Work to be completed
From the listing below, output the lines between the one with "Recreate this image" and the one with "years = list(range(1950, 2024))", including those two, and nothing else. Pictures are not copied.

Material provided
------------------------------------------------------------------------

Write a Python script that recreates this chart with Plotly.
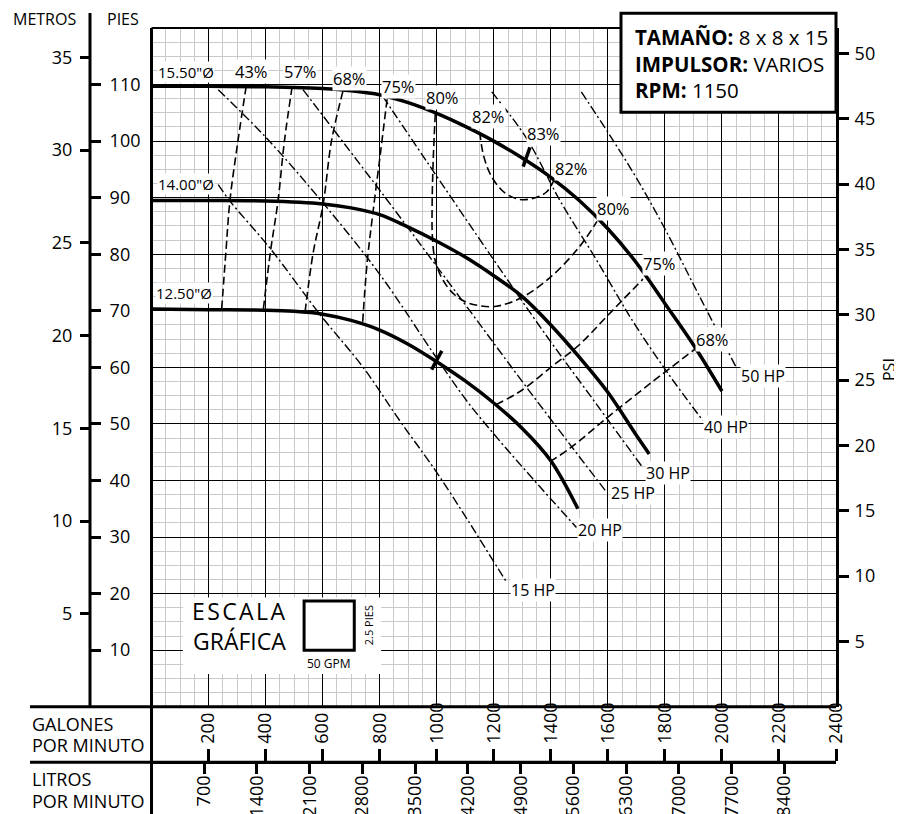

------------------------------------------------------------------------

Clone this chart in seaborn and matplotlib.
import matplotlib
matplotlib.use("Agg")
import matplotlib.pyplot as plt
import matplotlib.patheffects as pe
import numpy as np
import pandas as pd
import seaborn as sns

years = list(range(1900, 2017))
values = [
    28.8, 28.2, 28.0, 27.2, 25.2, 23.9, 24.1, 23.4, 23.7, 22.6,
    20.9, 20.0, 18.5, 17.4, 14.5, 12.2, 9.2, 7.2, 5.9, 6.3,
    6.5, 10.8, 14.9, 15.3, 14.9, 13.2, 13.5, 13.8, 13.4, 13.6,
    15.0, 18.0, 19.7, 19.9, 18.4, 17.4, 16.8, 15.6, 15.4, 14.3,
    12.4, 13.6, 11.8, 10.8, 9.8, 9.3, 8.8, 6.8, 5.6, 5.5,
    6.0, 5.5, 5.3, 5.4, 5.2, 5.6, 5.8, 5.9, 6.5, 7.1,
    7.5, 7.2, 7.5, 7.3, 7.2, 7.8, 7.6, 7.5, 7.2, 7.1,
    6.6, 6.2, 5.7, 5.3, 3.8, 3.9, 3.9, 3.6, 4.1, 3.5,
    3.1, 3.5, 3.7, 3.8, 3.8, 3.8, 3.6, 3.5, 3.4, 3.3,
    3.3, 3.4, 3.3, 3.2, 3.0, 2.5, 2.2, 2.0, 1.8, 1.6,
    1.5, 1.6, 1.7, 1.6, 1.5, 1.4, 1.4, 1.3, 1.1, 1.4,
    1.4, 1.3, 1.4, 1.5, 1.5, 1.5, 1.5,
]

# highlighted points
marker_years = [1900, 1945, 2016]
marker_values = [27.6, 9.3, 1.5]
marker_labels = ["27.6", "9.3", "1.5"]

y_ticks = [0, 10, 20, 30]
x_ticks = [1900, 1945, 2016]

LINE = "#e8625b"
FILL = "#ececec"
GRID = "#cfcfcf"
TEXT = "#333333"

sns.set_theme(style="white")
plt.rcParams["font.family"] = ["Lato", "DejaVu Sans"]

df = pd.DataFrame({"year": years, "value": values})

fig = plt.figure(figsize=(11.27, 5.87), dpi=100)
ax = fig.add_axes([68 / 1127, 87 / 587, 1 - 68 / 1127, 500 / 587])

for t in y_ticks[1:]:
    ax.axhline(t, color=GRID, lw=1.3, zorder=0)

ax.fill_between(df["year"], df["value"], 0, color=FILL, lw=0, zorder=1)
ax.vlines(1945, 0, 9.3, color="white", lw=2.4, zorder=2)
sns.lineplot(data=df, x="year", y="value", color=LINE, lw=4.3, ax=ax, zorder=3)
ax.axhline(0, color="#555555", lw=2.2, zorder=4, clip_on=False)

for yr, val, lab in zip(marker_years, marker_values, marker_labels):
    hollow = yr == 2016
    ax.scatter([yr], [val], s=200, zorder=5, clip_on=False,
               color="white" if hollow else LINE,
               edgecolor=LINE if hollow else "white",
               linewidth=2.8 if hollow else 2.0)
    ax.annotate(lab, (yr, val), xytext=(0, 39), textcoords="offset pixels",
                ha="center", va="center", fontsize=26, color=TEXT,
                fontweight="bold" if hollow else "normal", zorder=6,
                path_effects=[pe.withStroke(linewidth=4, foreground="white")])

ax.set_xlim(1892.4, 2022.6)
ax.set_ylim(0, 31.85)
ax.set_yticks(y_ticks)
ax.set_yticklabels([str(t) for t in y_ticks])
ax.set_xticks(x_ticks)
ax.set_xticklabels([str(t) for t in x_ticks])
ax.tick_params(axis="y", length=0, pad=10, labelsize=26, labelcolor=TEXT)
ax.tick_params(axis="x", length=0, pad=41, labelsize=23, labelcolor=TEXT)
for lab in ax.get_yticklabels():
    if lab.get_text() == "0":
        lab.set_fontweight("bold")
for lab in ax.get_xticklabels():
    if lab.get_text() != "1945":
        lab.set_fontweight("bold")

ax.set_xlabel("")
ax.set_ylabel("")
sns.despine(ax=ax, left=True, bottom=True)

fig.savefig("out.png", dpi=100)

------------------------------------------------------------------------

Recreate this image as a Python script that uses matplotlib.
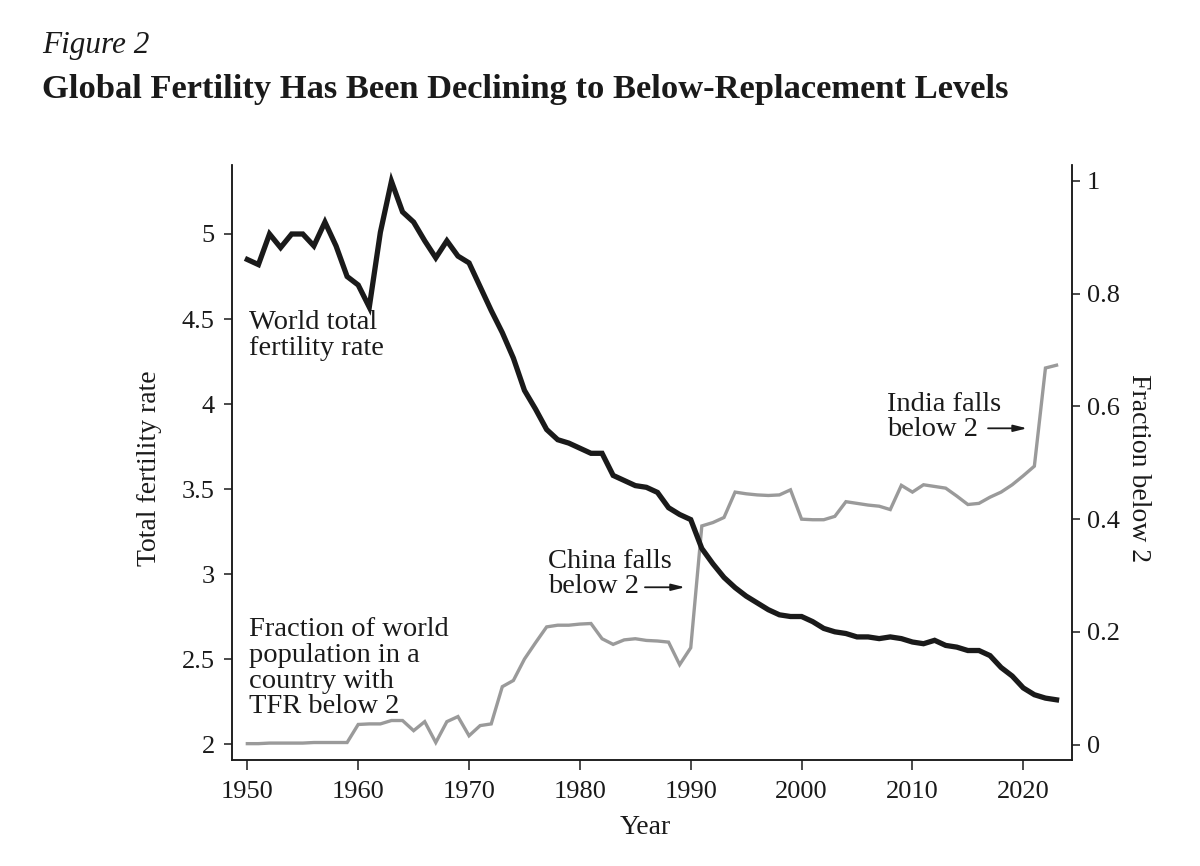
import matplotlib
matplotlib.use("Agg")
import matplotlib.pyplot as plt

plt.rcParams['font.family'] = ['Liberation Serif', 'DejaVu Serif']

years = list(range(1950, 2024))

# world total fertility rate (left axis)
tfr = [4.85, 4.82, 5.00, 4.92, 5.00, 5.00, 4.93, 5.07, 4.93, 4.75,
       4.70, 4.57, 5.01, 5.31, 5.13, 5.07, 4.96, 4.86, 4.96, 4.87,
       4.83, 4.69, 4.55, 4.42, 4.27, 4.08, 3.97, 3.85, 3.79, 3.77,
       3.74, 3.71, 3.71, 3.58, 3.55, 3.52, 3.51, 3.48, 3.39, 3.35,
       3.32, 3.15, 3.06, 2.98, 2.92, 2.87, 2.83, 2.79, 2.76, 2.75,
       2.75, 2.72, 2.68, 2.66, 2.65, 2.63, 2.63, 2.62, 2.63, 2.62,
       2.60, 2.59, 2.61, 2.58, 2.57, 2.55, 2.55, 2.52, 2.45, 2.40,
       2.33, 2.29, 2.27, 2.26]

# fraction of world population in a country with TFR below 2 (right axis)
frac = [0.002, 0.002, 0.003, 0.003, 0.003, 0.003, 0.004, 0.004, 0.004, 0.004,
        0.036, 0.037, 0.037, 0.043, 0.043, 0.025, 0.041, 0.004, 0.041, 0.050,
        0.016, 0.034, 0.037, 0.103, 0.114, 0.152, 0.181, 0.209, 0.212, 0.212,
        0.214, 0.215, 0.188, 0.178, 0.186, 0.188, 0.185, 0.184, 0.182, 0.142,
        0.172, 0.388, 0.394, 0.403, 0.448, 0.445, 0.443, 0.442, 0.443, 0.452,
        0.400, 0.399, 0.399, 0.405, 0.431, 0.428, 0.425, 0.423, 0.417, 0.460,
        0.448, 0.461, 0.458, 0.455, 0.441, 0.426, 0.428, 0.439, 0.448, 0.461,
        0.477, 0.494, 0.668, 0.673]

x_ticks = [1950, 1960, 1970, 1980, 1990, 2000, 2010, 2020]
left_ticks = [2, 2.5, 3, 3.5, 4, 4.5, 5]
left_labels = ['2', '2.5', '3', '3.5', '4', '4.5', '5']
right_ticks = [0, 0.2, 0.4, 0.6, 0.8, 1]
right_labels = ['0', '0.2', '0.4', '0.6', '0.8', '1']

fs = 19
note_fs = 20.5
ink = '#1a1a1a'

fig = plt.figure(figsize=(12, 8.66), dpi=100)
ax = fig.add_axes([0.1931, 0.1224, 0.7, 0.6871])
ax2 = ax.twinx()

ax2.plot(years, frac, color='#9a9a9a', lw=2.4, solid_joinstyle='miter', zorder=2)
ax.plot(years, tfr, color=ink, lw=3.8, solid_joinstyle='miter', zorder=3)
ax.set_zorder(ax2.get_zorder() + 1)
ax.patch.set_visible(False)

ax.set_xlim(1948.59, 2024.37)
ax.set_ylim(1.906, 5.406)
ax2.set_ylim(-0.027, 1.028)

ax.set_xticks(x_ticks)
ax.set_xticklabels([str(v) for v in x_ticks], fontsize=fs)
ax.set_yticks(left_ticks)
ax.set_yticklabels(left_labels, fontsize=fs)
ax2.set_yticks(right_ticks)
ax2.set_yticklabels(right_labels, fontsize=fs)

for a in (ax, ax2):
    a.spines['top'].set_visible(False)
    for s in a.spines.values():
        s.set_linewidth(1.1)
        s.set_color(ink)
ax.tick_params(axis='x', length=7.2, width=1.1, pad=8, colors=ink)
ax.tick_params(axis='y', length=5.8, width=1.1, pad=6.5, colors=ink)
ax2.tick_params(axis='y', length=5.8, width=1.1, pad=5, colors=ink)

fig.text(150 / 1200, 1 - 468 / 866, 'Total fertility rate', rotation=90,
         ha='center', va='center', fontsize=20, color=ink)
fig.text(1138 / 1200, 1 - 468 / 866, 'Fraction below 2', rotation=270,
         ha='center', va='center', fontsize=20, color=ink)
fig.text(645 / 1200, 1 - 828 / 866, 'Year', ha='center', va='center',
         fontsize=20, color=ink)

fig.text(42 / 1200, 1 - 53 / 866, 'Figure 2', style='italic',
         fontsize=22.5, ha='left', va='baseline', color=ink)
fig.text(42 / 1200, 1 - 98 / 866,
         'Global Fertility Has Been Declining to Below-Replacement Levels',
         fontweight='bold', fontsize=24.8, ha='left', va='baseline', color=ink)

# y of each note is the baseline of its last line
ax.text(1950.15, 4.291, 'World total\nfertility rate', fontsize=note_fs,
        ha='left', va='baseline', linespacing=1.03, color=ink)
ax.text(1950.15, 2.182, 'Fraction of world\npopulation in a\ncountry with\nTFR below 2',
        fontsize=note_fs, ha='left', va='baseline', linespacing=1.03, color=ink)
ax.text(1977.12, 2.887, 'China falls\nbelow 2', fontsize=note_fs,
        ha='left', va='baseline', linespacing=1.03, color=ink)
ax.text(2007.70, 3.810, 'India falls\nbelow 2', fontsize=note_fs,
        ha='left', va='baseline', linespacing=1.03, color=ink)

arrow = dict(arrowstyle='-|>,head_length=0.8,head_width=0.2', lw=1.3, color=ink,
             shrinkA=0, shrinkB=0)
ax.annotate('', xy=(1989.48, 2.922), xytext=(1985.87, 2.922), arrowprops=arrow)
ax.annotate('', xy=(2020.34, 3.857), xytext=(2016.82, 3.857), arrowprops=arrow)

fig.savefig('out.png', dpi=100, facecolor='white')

------------------------------------------------------------------------

Reply to the exercise
Recreate this image as a Python script that uses matplotlib.
import matplotlib
matplotlib.use("Agg")
import matplotlib.pyplot as plt

plt.rcParams['font.family'] = ['Liberation Serif', 'DejaVu Serif']

years = list(range(1950, 2024))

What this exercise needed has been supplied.